Recent global capital rebalancing, driven by fears of unwinding of easy monetary policy in the US, has highlighted structural weakness and vulnerability in South Asia. This provides a wake-up call for policymakers not to lose focus on tackling key economic and investment constraints.
Regional GDP is projected to grow by 4.4 percent in the 2013 calendar year, 5.7 percent in 2014, and 6.2 percent in 2015, driven by an improvement in export demand, measures to speed up the implementation of large infrastructure projects in India, stronger private investment activity, and a good monsoon.
India, the region’s main economy—around 80 percent of South Asian GDP— is projected to grow by 4.7 percent at factor cost in fiscal year (FY) 2013/14, a slight decline from an estimated five percent real GDP growth in FY 2012/13. Although partly reversed, India’s rupee depreciation of around 20 percent between May and August 2013 reflected changing market sentiment toward the region and the increasing vulnerability to external shocks.
Other countries across South Asia are either growing slowly or slowing down. Overall, South Asia regional growth is expected to moderate in 2013 compared to prior projections. Regional growth has deteriorated in the second and third quarters of 2013, mainly due to supply-side constraints and weak domestic demand.
- Afghanistan sticks out in terms of the size of its slowdown, expecting a 2013 growth rate of just 3.1 percent down from 14.4 percent in an exceptional 2012, mainly driven by increased uncertainty stemming from political and security transition.
- Bangladesh’s projected growth for 2013 at 6 percent notes a 0.2 percentage point decrease vis-à-vis 2012, reflecting political uncertainties, supply side constraints and lower investment.
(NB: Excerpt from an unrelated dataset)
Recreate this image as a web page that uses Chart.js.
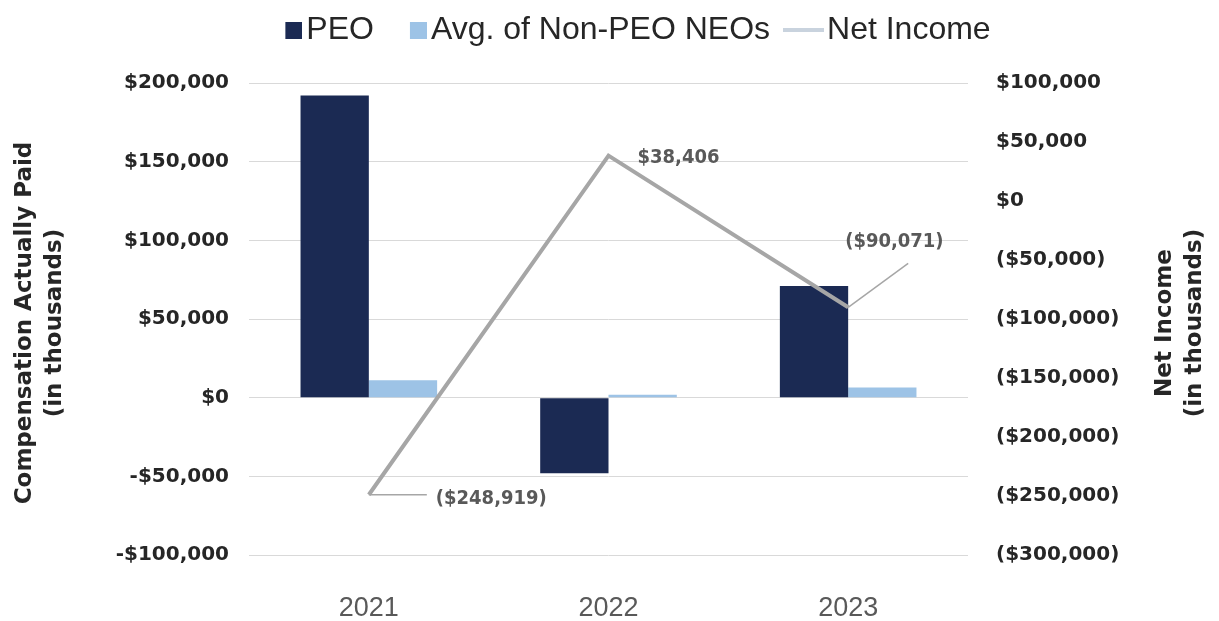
<!DOCTYPE html>
<html>
<head>
<meta charset="utf-8">
<script src="https://cdn.jsdelivr.net/npm/chart.js@4.4.1/dist/chart.umd.min.js"></script>
<style>
  html, body { margin: 0; padding: 0; background: #fff; }
  #wrap { width: 1219px; height: 621px; }
</style>
</head>
<body>
<div id="wrap"><canvas id="chart"></canvas></div>
<script>
// Chart data
const years = ['2021', '2022', '2023'];
const peo = [192000, -48000, 71000];
const nonPeo = [11000, 1900, 6500];
const netIncome = [-248919, 38406, -90071];

// where the net income labels sit, relative to each point
const labelSpots = [
  { dx: 67, dy: 4, lead: [58, 0] },
  { dx: 29, dy: 2, lead: null },
  { dx: -3, dy: -65, lead: [60, -44] }
];

const colors = ['#1B2A53', '#9DC3E6', '#A6A6A6'];

const money = v => '$' + Math.abs(v).toLocaleString('en-US');
const leftFmt = v => (v < 0 ? '-' : '') + money(v);
const rightFmt = v => v < 0 ? '(' + money(v) + ')' : money(v);

Chart.defaults.font.family = '"Liberation Sans", Arial, sans-serif';

// legend markers (drawn toward the right so they sit close to the text)
function marker(w, h, fillW, color) {
  const c = document.createElement('canvas');
  c.width = w;
  c.height = h;
  const g = c.getContext('2d');
  g.fillStyle = color;
  g.fillRect(w - fillW, 0, fillW, h);
  return c;
}
const legendMarks = [
  marker(39, 17, 17, colors[0]),
  marker(39, 17, 17, colors[1]),
  marker(41, 4, 41, '#C9D3DE')
];

const netLabels = {
  id: 'netLabels',
  afterDatasetsDraw(chart) {
    const ctx = chart.ctx;
    const meta = chart.getDatasetMeta(2);
    ctx.save();
    meta.data.forEach((pt, i) => {
      const spot = labelSpots[i];
      if (spot.lead) {
        ctx.strokeStyle = '#A6A6A6';
        ctx.lineWidth = 1.5;
        ctx.beginPath();
        ctx.moveTo(pt.x, pt.y);
        ctx.lineTo(pt.x + spot.lead[0], pt.y + spot.lead[1]);
        ctx.stroke();
      }
      ctx.fillStyle = '#595959';
      ctx.font = 'bold 20px "DejaVu Sans Condensed", "DejaVu Sans", Arial';
      ctx.textAlign = 'left';
      ctx.textBaseline = 'middle';
      ctx.fillText(rightFmt(netIncome[i]), pt.x + spot.dx, pt.y + spot.dy);
    });
    ctx.restore();
  }
};

const axisTitles = {
  id: 'axisTitles',
  afterDraw(chart) {
    const ctx = chart.ctx;
    const area = chart.chartArea;
    const cy = (area.top + area.bottom) / 2 + 4;
    ctx.save();
    ctx.fillStyle = '#262626';
    ctx.font = 'bold 23px "DejaVu Sans", sans-serif';
    ctx.textAlign = 'center';
    ctx.textBaseline = 'middle';
    const put = (text, x) => {
      ctx.save();
      ctx.translate(x, cy);
      ctx.rotate(-Math.PI / 2);
      ctx.fillText(text, 0, 0);
      ctx.restore();
    };
    put('Compensation Actually Paid', 25);
    put('(in thousands)', 55);
    put('Net Income', 1165);
    put('(in thousands)', 1195);
    ctx.restore();
  }
};

new Chart(document.getElementById('chart'), {
  type: 'bar',
  data: {
    labels: years,
    datasets: [
      {
        label: 'PEO',
        data: peo,
        backgroundColor: colors[0],
        yAxisID: 'y',
        order: 2
      },
      {
        label: 'Avg. of Non-PEO NEOs',
        data: nonPeo,
        backgroundColor: colors[1],
        yAxisID: 'y',
        order: 2
      },
      {
        type: 'line',
        label: 'Net Income',
        data: netIncome,
        borderColor: colors[2],
        backgroundColor: colors[2],
        borderWidth: 4,
        pointRadius: 0,
        tension: 0,
        yAxisID: 'y1',
        order: 1
      }
    ]
  },
  options: {
    responsive: true,
    maintainAspectRatio: false,
    animation: false,
    categoryPercentage: 0.57,
    barPercentage: 1,
    layout: { padding: { top: -12, bottom: 0, left: 47, right: 0 } },
    plugins: {
      legend: {
        position: 'top',
        labels: {
          color: '#262626',
          font: { size: 32 },
          padding: 26,
          boxWidth: 15,
          boxHeight: 8,
          usePointStyle: true,
          generateLabels(chart) {
            const items = Chart.defaults.plugins.legend.labels.generateLabels(chart);
            items.sort((a, b) => a.datasetIndex - b.datasetIndex);
            items.forEach(it => {
              it.pointStyle = legendMarks[it.datasetIndex];
            });
            return items;
          }
        }
      },
      // empty title used as a spacer between legend and plot
      title: {
        display: true,
        text: ' ',
        weight: 500,
        font: { size: 10 },
        padding: { top: 0, bottom: 15 }
      },
      tooltip: { enabled: false }
    },
    scales: {
      x: {
        grid: { display: false },
        border: { display: false },
        ticks: { color: '#595959', font: { size: 27 }, padding: 29 },
        afterFit(scale) { scale.height = 66; }
      },
      y: {
        position: 'left',
        min: -100000,
        max: 200000,
        ticks: {
          stepSize: 50000,
          color: '#262626',
          font: { size: 20, weight: 'bold', family: '"DejaVu Sans", sans-serif' },
          padding: 20,
          callback: v => leftFmt(v)
        },
        grid: { color: '#D9D9D9', lineWidth: 1, drawTicks: false },
        border: { display: false },
        afterFit(scale) { scale.width = 202; }
      },
      y1: {
        position: 'right',
        min: -300000,
        max: 100000,
        ticks: {
          stepSize: 50000,
          color: '#262626',
          font: { size: 20, weight: 'bold', family: '"DejaVu Sans", sans-serif' },
          padding: 28,
          callback: v => rightFmt(v)
        },
        grid: { display: false, drawTicks: false },
        border: { display: false },
        afterFit(scale) { scale.width = 251; }
      }
    }
  },
  plugins: [netLabels, axisTitles]
});
</script>
</body>
</html>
- Bhutan’s real GDP growth is set to fall to 6.9 percent in 2012/13 down from 8.1 percent.
- Nepal’s real GDP growth is set to fall to 3.6 percent in 2013 from 4.9 percent in 2012.
- Pakistan where a marginal 0.1 percentage point decrease to 3.5 percent for 2013 is estimated.
- Maldives and Sri Lanka, on the other hand, expect a slight increase in their growth rates. Maldives real GDP growth is set to increase from 3.4 percent in 2012 to an estimated 4.3 percent in 2013 and Sri Lanka is projected to increase from 6.4 percent in 2012 to 6.8 percent forecast in 2013.
The report, a twice-yearly look at South Asia’s economic prospects, said that despite recent volatility in international capital flows, fundamentals determining long-run growth and stability in South Asia have not changed significantly over the last 12 months. Like other developing regions, South Asia is facing greater turbulence as markets reassess sources of global growth and risks.
“Exuberance has given way to deep pessimism, particularly in the case of India, while the underlying potential remains somewhere in-between,” said Martin Rama, Chief Economist for the South Asia Region at the World Bank. “However, short-term capital market turbulence is manageable and the return to sustainable growth in the developed world is a positive development for South Asia,” he added.
India’s slowdown has significant spillover effects to the rest of South Asia, even more so after the financial crisis. Overall, while South Asia countries vary in terms of political, economic and financing challenges, accelerating the long term reform momentum remains the best policy for coping with turbulent global capital flows—not dramatic shifts in short term fiscal or monetary policy.
Two highly complementary policy areas are central building blocks of much needed higher and sustainable growth.
“First, continuing with a gradual tightening of fiscal and monetary policy, macroeconomic stability and higher tax revenue will create fiscal space and reduce volatility. In this context, letting exchange rates adjust will allow depreciation to enhance the region’s competitiveness and stimulate exports," said Rama. “Second, removing supply side constraints, both regulatory and physical, will pave the way for increasing investment and growth,” he added.
Both regulatory efforts to ease doing business in the region and attract investment, and providing the necessary infrastructure to avoid structural bottlenecks remain at the center of any policy strategy towards bringing South Asia back to its potential and previous performance.